ヨーロッパの他国もフランス同様、景色・景観は綺麗ですが、私にとってはやっぱりフランスです。その国の言葉を少しでも話せるようになり、相手の言葉が少しでも理解できるようになるだけでも日本と同じように母国として感じられるのだと思いました

帰国後、別の職場ではありますが、仕事復帰しました。フランス語は日本で使う機会はとても少なく、でも使わなければ忘れていってしまいます。しかし珍しいことにフランス語しか話せないお客様がおられ、フランス語が少しでも話せる私を上司や同僚は頼ってくれました。ビジネス会話としては私にとってまだまだ遠い話で、不安もありました。しかし再び仕事に追われ、フランス語を忘れそうだった私にとって、一時的にでもフランス語で仕事ができること、頼ってもらえること、きっとお客様にとってもフランス語で話せることへの安心感を与えてあげられることに大きな喜びを感じ、「留学して良かった」と本当に思える瞬間でした。

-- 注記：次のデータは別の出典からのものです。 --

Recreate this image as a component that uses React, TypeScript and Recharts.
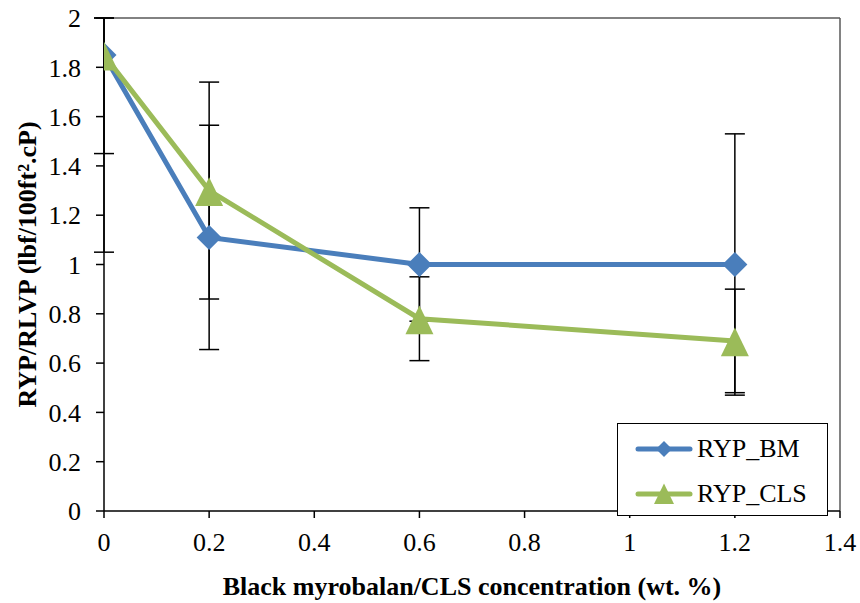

フランス人は勿論英語が話せる方は多くいますが、話せない方もいます。私がフランス人に沢山助けてもらったように、日本で困っている外国人を見かけたらためらわず積極的に声を掛けてあげたいと思えるようになりました。そして、フランス人のようにためらわず道行く困っている人に無意識に手を差し伸べ助けられるよう、この経験を忘れず、これからの生活を送っていきたいと思います。

留学中は色々ハプニングもありましたが、私の人生の中で本当に貴重な経験で、後悔したことは一度もなく、「留学して良かった」と100%思える経験となっています。